In his latest job as director of the famed MIT Media Lab, known for its innovative technology that brought the world things like the digital ink on your Kindle, Ito revels in the atypical. 'We encourage everyone to always do something no one else is doing,' he said of the lab. 'When everyone else starts to do it, we stop doing it.'

At MIT, he is a college dropout speaking to a roomful of PhDs and PhDs-to-be, but Ito does not need academic qualifications to hold his own. What makes him special is the connections he brings to the lab: the same way he could pull together all kinds of people to form Safecast.

On a whirlwind tour of the world, he stopped in Hong Kong last week. The lab is trying to foster connections with innovative Chinese companies as well.

If you would call Ito successful, as many would, then his is a 21st century sort of success.

To Ito, the world is divided into two phases. There's Before Internet (which he dubs BI), when the world and its information was controlled by large institutions. It was hard to find like-minded people. Couchsurfing took place by letter.

And then there's After Internet, where everything is decentralised and connected. And only when people can share their ideas can real progress happen.

This was the rationale behind Creative Commons, whose board he joined a year after it started. Up until last year, he was its pro bono CEO for two years. Creative Commons provides a form of licensing that allows individuals to give up some of the copyright to their work, making it easier to share creative work.

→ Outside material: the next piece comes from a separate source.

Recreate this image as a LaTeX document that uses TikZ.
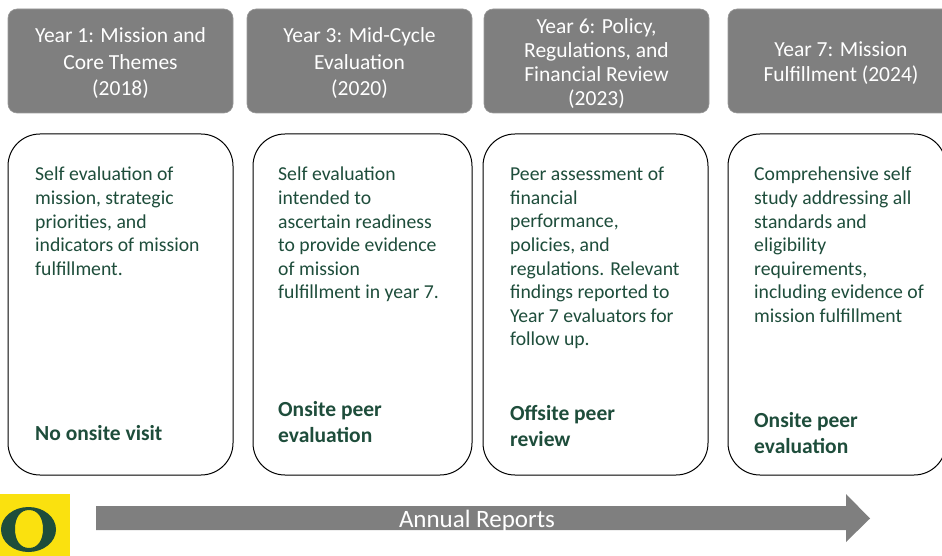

Three years ago, Ito helped launch Creative Commons in Hong Kong. Since then, 400,000 creative works in Hong Kong have gone under CCHK licensing. Ito worked with Pindar Wong, a Hong Kong native who is current head of the Asia and Pacific Internet Association and, like Ito, has been around on the internet for a long time.

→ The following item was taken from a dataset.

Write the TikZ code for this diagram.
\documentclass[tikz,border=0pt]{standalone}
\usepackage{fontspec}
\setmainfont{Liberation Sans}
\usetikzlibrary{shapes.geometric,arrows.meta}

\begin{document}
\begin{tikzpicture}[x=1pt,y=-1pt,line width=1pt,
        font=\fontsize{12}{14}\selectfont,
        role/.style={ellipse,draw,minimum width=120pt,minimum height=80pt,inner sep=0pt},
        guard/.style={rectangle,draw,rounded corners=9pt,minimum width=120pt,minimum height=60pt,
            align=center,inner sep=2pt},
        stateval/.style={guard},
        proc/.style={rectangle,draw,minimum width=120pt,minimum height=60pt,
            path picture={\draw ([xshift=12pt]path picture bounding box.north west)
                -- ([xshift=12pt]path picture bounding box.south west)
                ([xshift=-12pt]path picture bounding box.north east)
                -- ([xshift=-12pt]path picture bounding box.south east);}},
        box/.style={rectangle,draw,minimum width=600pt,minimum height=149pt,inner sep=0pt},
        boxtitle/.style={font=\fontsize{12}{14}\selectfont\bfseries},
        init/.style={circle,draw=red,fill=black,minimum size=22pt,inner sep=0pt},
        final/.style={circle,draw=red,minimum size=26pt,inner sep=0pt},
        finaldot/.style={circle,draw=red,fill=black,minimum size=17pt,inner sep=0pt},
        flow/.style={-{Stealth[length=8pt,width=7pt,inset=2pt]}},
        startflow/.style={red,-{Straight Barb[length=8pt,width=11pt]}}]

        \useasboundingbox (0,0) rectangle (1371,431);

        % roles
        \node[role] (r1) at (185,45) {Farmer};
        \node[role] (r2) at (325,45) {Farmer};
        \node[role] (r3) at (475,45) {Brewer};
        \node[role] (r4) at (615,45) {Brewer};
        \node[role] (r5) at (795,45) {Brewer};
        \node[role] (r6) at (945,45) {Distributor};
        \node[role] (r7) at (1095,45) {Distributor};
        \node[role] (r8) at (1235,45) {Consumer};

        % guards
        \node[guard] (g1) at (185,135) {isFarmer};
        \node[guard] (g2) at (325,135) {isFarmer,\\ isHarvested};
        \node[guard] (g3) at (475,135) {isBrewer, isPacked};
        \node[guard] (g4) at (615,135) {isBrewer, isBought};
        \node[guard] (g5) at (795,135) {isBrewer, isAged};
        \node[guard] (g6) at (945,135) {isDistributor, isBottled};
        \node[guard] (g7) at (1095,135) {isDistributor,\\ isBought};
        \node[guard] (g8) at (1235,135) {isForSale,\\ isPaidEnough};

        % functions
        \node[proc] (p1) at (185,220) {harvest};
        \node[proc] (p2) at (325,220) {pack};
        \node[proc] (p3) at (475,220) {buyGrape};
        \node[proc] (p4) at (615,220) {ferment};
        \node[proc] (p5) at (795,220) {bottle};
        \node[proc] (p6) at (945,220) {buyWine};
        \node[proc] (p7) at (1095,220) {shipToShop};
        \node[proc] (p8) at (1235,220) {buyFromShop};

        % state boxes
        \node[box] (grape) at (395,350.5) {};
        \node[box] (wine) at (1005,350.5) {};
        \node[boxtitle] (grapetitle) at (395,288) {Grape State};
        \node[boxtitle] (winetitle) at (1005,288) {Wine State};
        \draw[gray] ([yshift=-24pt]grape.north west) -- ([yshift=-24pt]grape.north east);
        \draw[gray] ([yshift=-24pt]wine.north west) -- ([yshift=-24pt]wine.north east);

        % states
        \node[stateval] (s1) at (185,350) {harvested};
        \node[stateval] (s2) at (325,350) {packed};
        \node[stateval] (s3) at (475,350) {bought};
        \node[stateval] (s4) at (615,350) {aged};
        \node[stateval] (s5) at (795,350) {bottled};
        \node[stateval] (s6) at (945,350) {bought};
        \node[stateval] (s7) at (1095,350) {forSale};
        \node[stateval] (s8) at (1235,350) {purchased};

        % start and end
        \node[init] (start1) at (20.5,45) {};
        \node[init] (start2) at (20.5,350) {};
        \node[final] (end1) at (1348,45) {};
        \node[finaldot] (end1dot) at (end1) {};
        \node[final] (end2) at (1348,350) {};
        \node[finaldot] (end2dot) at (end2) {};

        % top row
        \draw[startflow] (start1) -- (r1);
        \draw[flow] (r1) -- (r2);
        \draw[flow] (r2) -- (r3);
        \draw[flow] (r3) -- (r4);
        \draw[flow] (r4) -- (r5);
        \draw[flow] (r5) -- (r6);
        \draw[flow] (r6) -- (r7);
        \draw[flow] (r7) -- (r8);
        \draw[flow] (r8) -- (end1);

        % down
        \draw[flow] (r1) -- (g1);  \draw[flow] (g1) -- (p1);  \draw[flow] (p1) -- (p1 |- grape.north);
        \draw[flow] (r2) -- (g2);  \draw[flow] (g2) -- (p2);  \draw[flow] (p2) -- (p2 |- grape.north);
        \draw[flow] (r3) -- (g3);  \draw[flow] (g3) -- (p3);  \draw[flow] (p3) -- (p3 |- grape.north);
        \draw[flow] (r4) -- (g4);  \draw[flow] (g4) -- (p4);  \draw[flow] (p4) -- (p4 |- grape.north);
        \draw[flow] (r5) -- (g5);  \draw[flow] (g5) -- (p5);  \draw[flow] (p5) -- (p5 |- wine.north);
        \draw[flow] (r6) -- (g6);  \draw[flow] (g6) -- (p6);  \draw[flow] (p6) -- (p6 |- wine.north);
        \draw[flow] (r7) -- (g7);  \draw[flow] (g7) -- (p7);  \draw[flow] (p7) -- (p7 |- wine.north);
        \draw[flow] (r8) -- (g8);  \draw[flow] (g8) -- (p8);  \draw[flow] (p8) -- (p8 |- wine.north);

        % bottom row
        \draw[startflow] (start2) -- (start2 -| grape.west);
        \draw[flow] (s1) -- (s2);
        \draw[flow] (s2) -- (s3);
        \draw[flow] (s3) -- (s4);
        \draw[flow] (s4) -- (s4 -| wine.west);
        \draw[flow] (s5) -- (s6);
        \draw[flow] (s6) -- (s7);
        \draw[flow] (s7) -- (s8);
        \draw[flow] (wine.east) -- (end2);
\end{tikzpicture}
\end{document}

Both Ito and Wong are part of a wave of people in the cyber age who think technology has transformed the way society works and will continue to do so.

'It's important now to be different,' said Ito. 'In the past, most of the world was normal - they watched the same TV, listened to the same music, studied the same things. But now I think most of the world is weird.'

By 'weird', he means different: the internet makes it very easy to find special interest groups.

'It's very difficult to be lonely on the internet. You find that there's always someone out there.' For Wong, those someones are an as yet untapped market.

But you have to be fast. 'Instead of working on something for years and years,' Ito says, come up with a minimally functional product: a model that is good enough to work with as you adapt and change. For him, the problem with big companies - even creative giant Apple - is that they move too slowly, are too risk averse and unwilling to fail.

As a child, Ito was trying to find the boundaries for himself as a Japanese kid growing up in Detroit, in a school where half the kids had parents laid off from American auto companies because the Japanese ones were rising so quickly.

Later, he dropped out of college twice (Tufts and University of Chicago) because he didn't feel what he was learning was practical. Whatever technophobes may say, to Ito, the internet is about real connections.

'The internet community is humble,' he said. 'The big guys would like to control how you use the product. But [the internet community] wants you to take something and make it bigger than what it is, to do something you couldn't do before.'

No one, after all, thought Twitter would play such a key role in social movements across the world.

In this age of cyber-connectivity, Ito is a perfect example of someone who is larger than life simply because he is not just a single point in space. He is a web of seemingly disparate pieces that work together.